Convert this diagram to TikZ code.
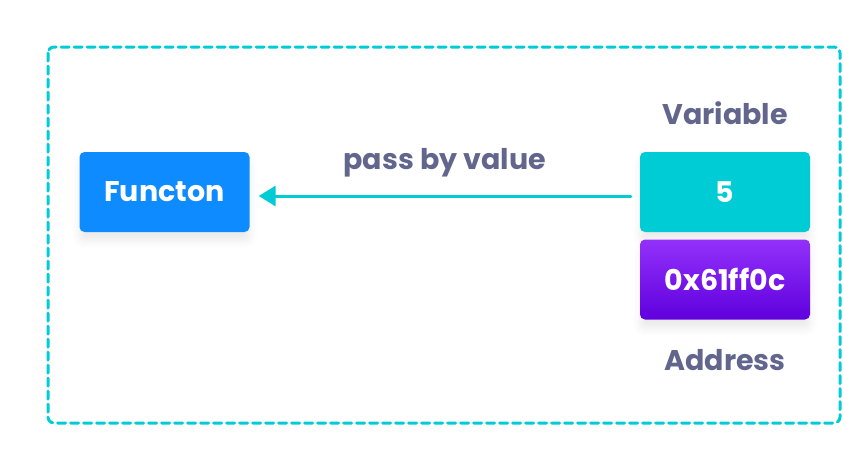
\documentclass[tikz,border=0pt]{standalone}
\usepackage{fontspec}
\setmainfont{Poppins}
\usetikzlibrary{arrows.meta,shadows.blur}
\definecolor{teal}{HTML}{00CCD6}
\definecolor{fnblue}{HTML}{0E8BFF}
\definecolor{labelgrey}{HTML}{62668C}
\definecolor{purpletop}{HTML}{9331FA}
\definecolor{purplebot}{HTML}{5F00DE}
\tikzset{
  x=1pt, y=-1pt,
  box/.style={minimum width=170pt, minimum height=80pt, rounded corners=5pt,
    text=white, font=\bfseries\fontsize{28.5}{32}\selectfont,
    blur shadow={shadow xshift=0pt, shadow yshift=-9pt, shadow opacity=8,
      shadow blur radius=8pt}},
  caption/.style={text=labelgrey, font=\bfseries\fontsize{28.5}{32}\selectfont},
  frame/.style={draw=teal, line width=3pt, dash pattern=on 8pt off 5pt,
    line cap=round, rounded corners=6pt},
  link/.style={draw=teal, line width=3pt, line cap=round,
    -{Triangle[length=17pt,width=20pt]}}
}
\begin{document}
\begin{tikzpicture}
  \useasboundingbox (0,0) rectangle (844,467);
  % outer dashed frame
  \draw[frame] (48,47) rectangle (840,423);
  % function box
  \node[box, fill=fnblue] (fn) at (164.5,192) {Functon};
  % variable value and its address
  \node[box, fill=teal] (var) at (725,192) {5};
  \node[box, top color=purpletop, bottom color=purplebot] (addr) at (725,279.5) {0x61ff0c};
  \node[caption] (varlbl) at (725,113) {Variable};
  \node[caption] (addrlbl) at (725,360) {Address};
  % passing the value to the function
  \draw[link] ([xshift=-9pt,yshift=-4pt]var.west) -- ([xshift=9pt,yshift=-4pt]fn.east)
    node[midway, above=14pt, caption] (passlbl) {pass by value};
\end{tikzpicture}
\end{document}
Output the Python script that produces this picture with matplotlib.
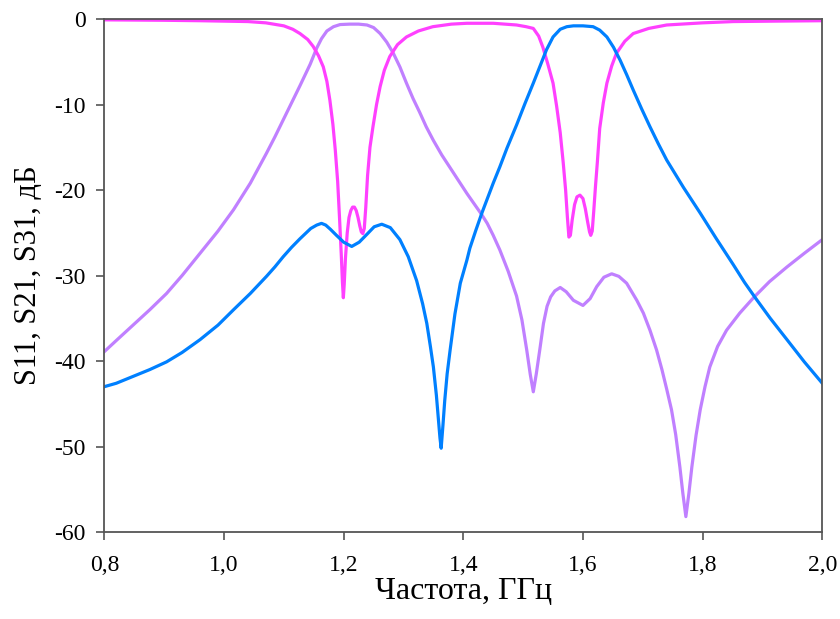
import matplotlib
matplotlib.use('Agg')
import matplotlib.pyplot as plt
from matplotlib.ticker import FuncFormatter

# S11 (отражение)
f_s11 = [0.80, 0.90, 0.96, 1.00, 1.04, 1.07, 1.10, 1.115, 1.127, 1.14, 1.149, 1.158,
         1.166, 1.172, 1.177, 1.182, 1.186, 1.190, 1.193, 1.196, 1.198, 1.1995, 1.201,
         1.203, 1.206, 1.209, 1.212, 1.215, 1.218, 1.221, 1.224, 1.227, 1.2295, 1.232,
         1.2345, 1.237, 1.240, 1.244, 1.249, 1.255, 1.261, 1.268, 1.277, 1.290, 1.305,
         1.325, 1.349, 1.38, 1.406, 1.45, 1.489, 1.505, 1.517, 1.526, 1.533, 1.541,
         1.550, 1.556, 1.562, 1.567, 1.571, 1.574, 1.5765, 1.579, 1.582, 1.586, 1.590,
         1.595, 1.600, 1.604, 1.608, 1.611, 1.613, 1.6155, 1.618, 1.621, 1.624, 1.628,
         1.634, 1.640, 1.648, 1.656, 1.670, 1.684, 1.71, 1.74, 1.80, 1.851, 1.92, 2.00]
s11 = [-0.1, -0.15, -0.2, -0.25, -0.3, -0.45, -0.8, -1.2, -1.7, -2.4, -3.2, -4.3,
       -5.6, -7.3, -9.5, -12.3, -15.3, -19.0, -23.1, -27.5, -30.8, -32.6, -31.0,
       -28.0, -25.0, -23.2, -22.4, -22.0, -22.0, -22.4, -23.2, -24.2, -24.9, -25.1,
       -24.5, -22.0, -18.3, -15.0, -12.6, -10.0, -7.9, -6.0, -4.4, -3.0, -2.1,
       -1.4, -0.9, -0.6, -0.5, -0.5, -0.7, -0.9, -1.1, -2.0, -3.3, -5.2,
       -7.5, -10.2, -13.3, -16.8, -20.0, -23.2, -25.5, -25.3, -23.5, -21.7, -20.8,
       -20.6, -21.0, -22.2, -23.8, -24.9, -25.3, -24.8, -22.5, -19.5, -16.8, -12.8,
       -9.8, -7.5, -5.5, -4.0, -2.6, -1.7, -1.1, -0.7, -0.45, -0.3, -0.25, -0.2]

# S21 (верхний канал)
f_s21 = [0.80, 0.82, 0.848, 0.876, 0.904, 0.93, 0.96, 0.99, 1.016, 1.044, 1.071, 1.085,
         1.099, 1.113, 1.127, 1.145, 1.155, 1.163, 1.170, 1.178, 1.188, 1.200, 1.2135,
         1.226, 1.2386, 1.251, 1.2637, 1.278, 1.294, 1.308, 1.322, 1.332, 1.339, 1.345,
         1.350, 1.355, 1.358, 1.361, 1.363, 1.366, 1.369, 1.373, 1.378, 1.386, 1.395,
         1.406, 1.411, 1.421, 1.431, 1.450, 1.461, 1.473, 1.489, 1.503, 1.517, 1.530,
         1.539, 1.550, 1.562, 1.573, 1.584, 1.600, 1.617, 1.628, 1.640, 1.651, 1.662,
         1.673, 1.684, 1.698, 1.712, 1.726, 1.740, 1.768, 1.796, 1.823, 1.851, 1.870,
         1.888, 1.913, 1.941, 1.970, 2.00]
s21 = [-43.0, -42.6, -41.8, -41.0, -40.1, -39.0, -37.5, -35.8, -34.0, -32.1, -30.1, -29.0,
       -27.8, -26.7, -25.7, -24.5, -24.1, -23.9, -24.1, -24.6, -25.3, -26.1, -26.6,
       -26.1, -25.2, -24.3, -24.0, -24.4, -25.8, -27.8, -30.6, -33.3, -35.6, -38.3,
       -40.7, -44.0, -46.5, -49.0, -50.2, -47.5, -44.6, -41.5, -38.7, -34.5, -30.9,
       -28.2, -26.8, -24.7, -22.7, -19.2, -17.3, -15.1, -12.4, -9.9, -7.5, -5.2,
       -3.6, -2.1, -1.2, -0.9, -0.8, -0.8, -0.9, -1.3, -2.1, -3.3, -4.8,
       -6.5, -8.3, -10.5, -12.6, -14.6, -16.5, -19.7, -22.7, -25.7, -28.7, -30.8,
       -32.6, -35.0, -37.5, -40.1, -42.6]

# S31 (нижний канал)
f_s31 = [0.80, 0.82, 0.848, 0.876, 0.904, 0.93, 0.96, 0.99, 1.016, 1.044, 1.071, 1.085,
         1.099, 1.113, 1.127, 1.144, 1.155, 1.163, 1.172, 1.183, 1.194, 1.21, 1.225,
         1.239, 1.250, 1.261, 1.272, 1.283, 1.294, 1.305, 1.316, 1.327, 1.338, 1.350,
         1.364, 1.378, 1.392, 1.406, 1.418, 1.431, 1.440, 1.450, 1.461, 1.475, 1.489,
         1.498, 1.506, 1.512, 1.517, 1.522, 1.528, 1.534, 1.540, 1.546, 1.553, 1.562,
         1.572, 1.584, 1.600, 1.612, 1.623, 1.635, 1.648, 1.660, 1.673, 1.690, 1.701,
         1.712, 1.723, 1.732, 1.740, 1.748, 1.755, 1.762, 1.767, 1.772, 1.777, 1.782,
         1.789, 1.796, 1.804, 1.812, 1.825, 1.840, 1.862, 1.885, 1.912, 1.941, 1.970,
         2.00]
s31 = [-38.9, -37.6, -35.8, -34.0, -32.1, -30.0, -27.4, -24.8, -22.3, -19.2, -15.7, -13.8,
       -11.8, -9.8, -7.8, -5.3, -3.4, -2.3, -1.4, -0.9, -0.65, -0.6, -0.6,
       -0.7, -1.0, -1.7, -2.7, -4.0, -5.6, -7.5, -9.3, -10.9, -12.6, -14.2,
       -15.9, -17.4, -18.9, -20.4, -21.6, -22.9, -23.9, -25.3, -27.0, -29.5, -32.4,
       -35.2, -38.7, -41.6, -43.6, -41.5, -38.6, -35.6, -33.6, -32.5, -31.8, -31.4,
       -31.9, -32.9, -33.5, -32.7, -31.3, -30.2, -29.8, -30.1, -30.9, -32.9, -34.4,
       -36.4, -38.7, -41.0, -43.3, -45.7, -48.6, -52.4, -55.5, -58.2, -55.5, -52.4,
       -48.7, -45.7, -43.0, -40.7, -38.3, -36.4, -34.4, -32.6, -30.7, -29.0, -27.4,
       -25.8]

x_ticks = [0.8, 1.0, 1.2, 1.4, 1.6, 1.8, 2.0]
y_ticks = [0, -10, -20, -30, -40, -50, -60]

plt.rcParams['font.family'] = ['Liberation Serif', 'DejaVu Serif']
plt.rcParams['axes.unicode_minus'] = False

fig = plt.figure(figsize=(8.4, 6.19), dpi=100)
ax = fig.add_axes([0.1242, 0.1405, 0.8547, 0.8288])

ax.plot(f_s31, s31, color='#c080ff', lw=2.3, solid_joinstyle='round')
ax.plot(f_s11, s11, color='#ff40ff', lw=2.3, solid_joinstyle='round')
ax.plot(f_s21, s21, color='#0080ff', lw=2.3, solid_joinstyle='round')

ax.set_xlim(0.8, 2.0)
ax.set_ylim(-60, 0)
ax.set_xticks(x_ticks)
ax.set_yticks(y_ticks)
ax.xaxis.set_major_formatter(FuncFormatter(lambda v, p: f'{v:.1f}'.replace('.', ',')))
ax.yaxis.set_major_formatter(FuncFormatter(lambda v, p: f'{v:.0f}'))

for s in ax.spines.values():
    s.set_color('#555555')
    s.set_linewidth(1.3)
ax.tick_params(direction='out', length=5.5, width=1.2, color='#555555',
               labelsize=17, top=False, right=False)
ax.tick_params(axis='x', pad=11)
ax.tick_params(axis='y', pad=8)

ax.set_xlabel('Частота, ГГц', fontsize=23, labelpad=1)
ax.set_ylabel('S11, S21, S31, дБ', fontsize=22, labelpad=8)

fig.savefig('out.png', dpi=100)
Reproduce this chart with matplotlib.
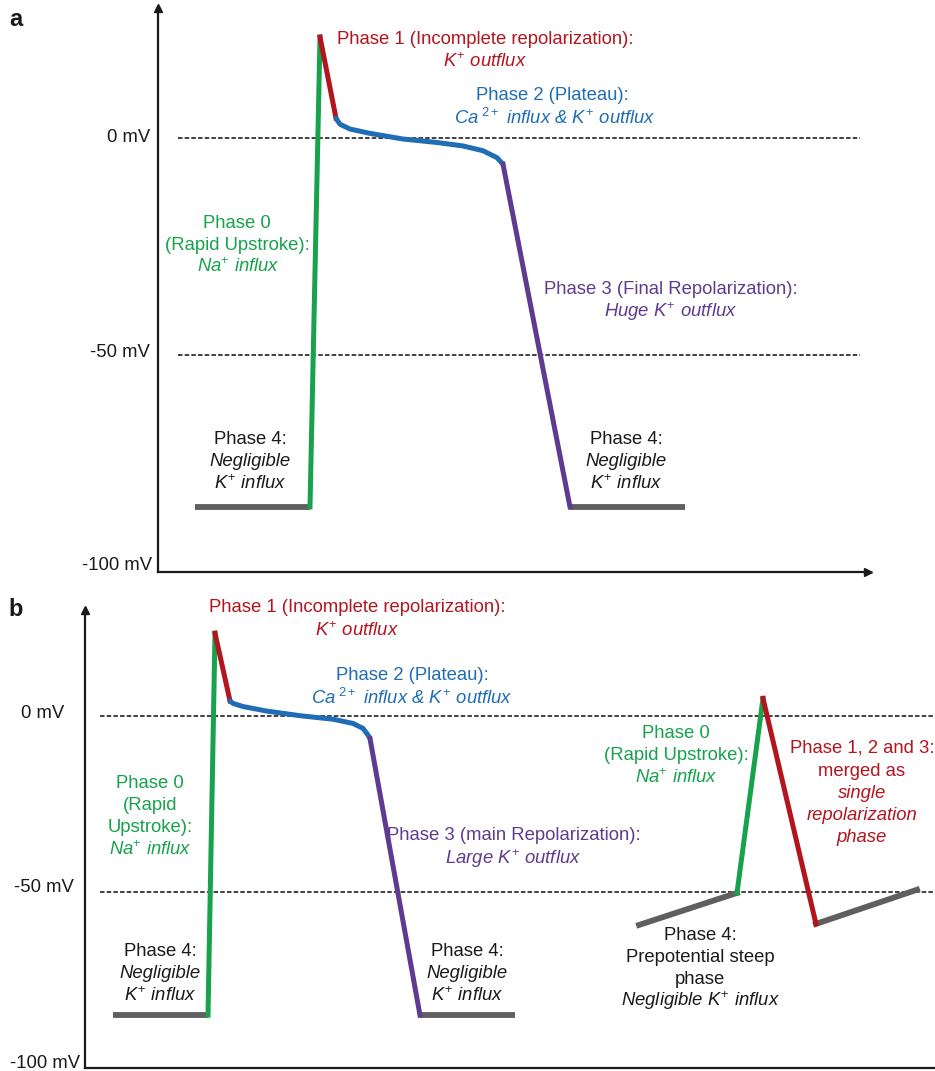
import matplotlib
matplotlib.use("Agg")
import matplotlib.pyplot as plt

plt.rcParams['font.family'] = ['Liberation Sans', 'DejaVu Sans']
plt.rcParams['mathtext.fontset'] = 'custom'
plt.rcParams['mathtext.rm'] = 'Liberation Sans'
plt.rcParams['mathtext.it'] = 'Liberation Sans:italic'
plt.rcParams['mathtext.bf'] = 'Liberation Sans:bold'

# colours
RED = '#b3151e'
GREEN = '#17a24b'
BLUE = '#1f6db5'
PURPLE = '#5e3b91'
GRAY = '#5f5f5f'
INK = '#1a1a1a'

# ---- panel a: ventricular action potential (time a.u., mV)
a_rest1_t = [37, 152]
a_rest1_v = [-85, -85]
a_ph0_t = [152, 162]
a_ph0_v = [-85, 23.3]
a_ph1_t = [162, 178]
a_ph1_v = [23.3, 4.6]
a_ph2_t = [178, 182, 192, 212, 245, 279, 305, 325, 339, 345]
a_ph2_v = [4.6, 3.2, 2.1, 1.1, -0.2, -1.0, -1.8, -2.9, -4.5, -6.0]
a_ph3_t = [345, 412]
a_ph3_v = [-6.0, -85]
a_rest2_t = [412, 527]
a_rest2_v = [-85, -85]

# ---- panel b: ventricular AP + pacemaker AP
b_rest1_t = [28, 123]
b_rest1_v = [-85, -85]
b_ph0_t = [123, 130]
b_ph0_v = [-85, 23.4]
b_ph1_t = [130, 145]
b_ph1_v = [23.4, 4.2]
b_ph2_t = [145, 148, 158, 182, 215, 248, 268, 278, 283, 285]
b_ph2_v = [4.2, 3.5, 2.6, 1.3, 0.0, -1.0, -2.2, -3.6, -5.5, -6.5]
b_ph3_t = [285, 335]
b_ph3_v = [-6.5, -85]
b_rest2_t = [335, 430]
b_rest2_v = [-85, -85]

pm_ph4_t = [554, 652]
pm_ph4_v = [-59.4, -50.3]
pm_ph0_t = [652, 678]
pm_ph0_v = [-50.3, 4.9]
pm_rep_t = [678, 731]
pm_rep_v = [4.9, -59.1]
pm_ph4b_t = [731, 832]
pm_ph4b_v = [-59.1, -49.4]

ref_levels = [0, -50]

W, H = 935, 1071
fig = plt.figure(figsize=(W / 100, H / 100), dpi=100)


def px_axes(left, top, right, bottom):
    return fig.add_axes([left / W, 1 - bottom / H, (right - left) / W, (bottom - top) / H])


def label(x, y, s, color=INK, style='normal', size=13.3, weight='normal', ha='center'):
    fig.text(x / W, 1 - y / H, s, color=color, fontstyle=style, fontsize=size,
             fontweight=weight, ha=ha, va='center')


def setup(ax, xmax, right_arrow=True):
    ax.set_xlim(0, xmax)
    ax.set_ylim(-100, 30)
    for s in ['top', 'right']:
        ax.spines[s].set_visible(False)
    for s in ['left', 'bottom']:
        ax.spines[s].set_linewidth(1.6)
        ax.spines[s].set_color(INK)
    ax.set_xticks([])
    ax.set_yticks([])
    ax.patch.set_alpha(0)
    ax.plot(0, 1, marker='^', ms=6, color=INK, transform=ax.transAxes, clip_on=False)
    if right_arrow:
        ax.plot(1, 0, marker='>', ms=6, color=INK, transform=ax.transAxes, clip_on=False)


lw = 3.6
dash = (0, (2.5, 1.2))
kw = dict(lw=lw, solid_joinstyle='round', solid_capstyle='round')

# ---------------- panel a
ax = px_axes(158, 8, 868, 572)
setup(ax, 710)
for lev in ref_levels:
    ax.hlines(lev, 20, 702, colors='#333333', linestyles=dash, lw=1.3)
ax.plot(a_rest1_t, a_rest1_v, color=GRAY, lw=4.2, solid_capstyle='butt')
ax.plot(a_rest2_t, a_rest2_v, color=GRAY, lw=4.2, solid_capstyle='butt')
ax.plot(a_ph0_t, a_ph0_v, color=GREEN, lw=lw)
ax.plot(a_ph1_t, a_ph1_v, color=RED, lw=lw)
ax.plot(a_ph2_t, a_ph2_v, color=BLUE, **kw)
ax.plot(a_ph3_t, a_ph3_v, color=PURPLE, lw=lw)

label(16, 20, 'a', size=17, weight='bold')
label(150, 137, '0 mV', ha='right')
label(150, 353, '-50 mV', ha='right')
label(152, 566, '-100 mV', ha='right')

label(485, 40, 'Phase 1 (Incomplete repolarization):', RED)
label(485, 62, r'$K^{+}$ outflux', RED, 'italic')
label(552, 96, 'Phase 2 (Plateau):', BLUE)
label(555, 118, r'Ca$^{\ 2+}$ influx & $K^{+}$ outflux', BLUE, 'italic')
label(237, 223, 'Phase 0', GREEN)
label(237, 245, '(Rapid Upstroke):', GREEN)
label(238, 267, r'Na$^{+}$ influx', GREEN, 'italic')
label(671, 290, 'Phase 3 (Final Repolarization):', PURPLE)
label(671, 312, r'Huge $K^{+}$ outflux', PURPLE, 'italic')
for cx in [250, 626]:
    label(cx, 440, 'Phase 4:')
    label(cx, 462, 'Negligible', style='italic')
    label(cx, 484, r'$K^{+}$ influx', style='italic')

# ---------------- panel b
bx = px_axes(85, 610, 935, 1068)
setup(bx, 850, right_arrow=False)
for lev in ref_levels:
    bx.hlines(lev, 15, 850, colors='#333333', linestyles=dash, lw=1.3)
bx.plot(b_rest1_t, b_rest1_v, color=GRAY, lw=4.2, solid_capstyle='butt')
bx.plot(b_rest2_t, b_rest2_v, color=GRAY, lw=4.2, solid_capstyle='butt')
bx.plot(b_ph0_t, b_ph0_v, color=GREEN, lw=lw)
bx.plot(b_ph1_t, b_ph1_v, color=RED, lw=lw)
bx.plot(b_ph2_t, b_ph2_v, color=BLUE, **kw)
bx.plot(b_ph3_t, b_ph3_v, color=PURPLE, lw=lw)
bx.plot(pm_ph4_t, pm_ph4_v, color=GRAY, lw=4.2)
bx.plot(pm_ph4b_t, pm_ph4b_v, color=GRAY, lw=4.2)
bx.plot(pm_ph0_t, pm_ph0_v, color=GREEN, lw=lw)
bx.plot(pm_rep_t, pm_rep_v, color=RED, lw=lw)

label(16, 609, 'b', size=17, weight='bold')
label(64, 713, '0 mV', ha='right')
label(74, 888, '-50 mV', ha='right')
label(80, 1063, '-100 mV', ha='right')

label(357, 607, 'Phase 1 (Incomplete repolarization):', RED)
label(357, 631, r'$K^{+}$ outflux', RED, 'italic')
label(412, 676, 'Phase 2 (Plateau):', BLUE)
label(412, 698, r'Ca$^{\ 2+}$ influx & $K^{+}$ outflux', BLUE, 'italic')
label(150, 783, 'Phase 0', GREEN)
label(150, 806, '(Rapid', GREEN)
label(150, 828, 'Upstroke):', GREEN)
label(150, 850, r'Na$^{+}$ influx', GREEN, 'italic')
label(514, 836, 'Phase 3 (main Repolarization):', PURPLE)
label(513, 859, r'Large $K^{+}$ outflux', PURPLE, 'italic')
for cx in [160, 467]:
    label(cx, 952, 'Phase 4:')
    label(cx, 974, 'Negligible', style='italic')
    label(cx, 996, r'$K^{+}$ influx', style='italic')

label(676, 733, 'Phase 0', GREEN)
label(676, 756, '(Rapid Upstroke):', GREEN)
label(676, 778, r'Na$^{+}$ influx', GREEN, 'italic')
label(862, 748, 'Phase 1, 2 and 3:', RED)
label(862, 771, 'merged as', RED)
label(862, 793, 'single', RED, 'italic')
label(862, 816, 'repolarization', RED, 'italic')
label(862, 838, 'phase', RED, 'italic')
label(700, 935, 'Phase 4:')
label(700, 957, 'Prepotential steep')
label(700, 979, 'phase')
label(700, 1001, r'Negligible $K^{+}$ influx', style='italic')

fig.savefig('out.png', dpi=100)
┄┄┄┄┄┄
* _Problem to solve_
Your task is to quote, unchanged, only the lines from the line bearing "Output the Python" through the line bearing "from matplotlib.ticker import FuncFormatter"; the pictures are not part of the copy.

* _Answer below_
Output the Python script that produces this picture with matplotlib.
import matplotlib
matplotlib.use('Agg')
import matplotlib.pyplot as plt
from matplotlib.ticker import FuncFormatter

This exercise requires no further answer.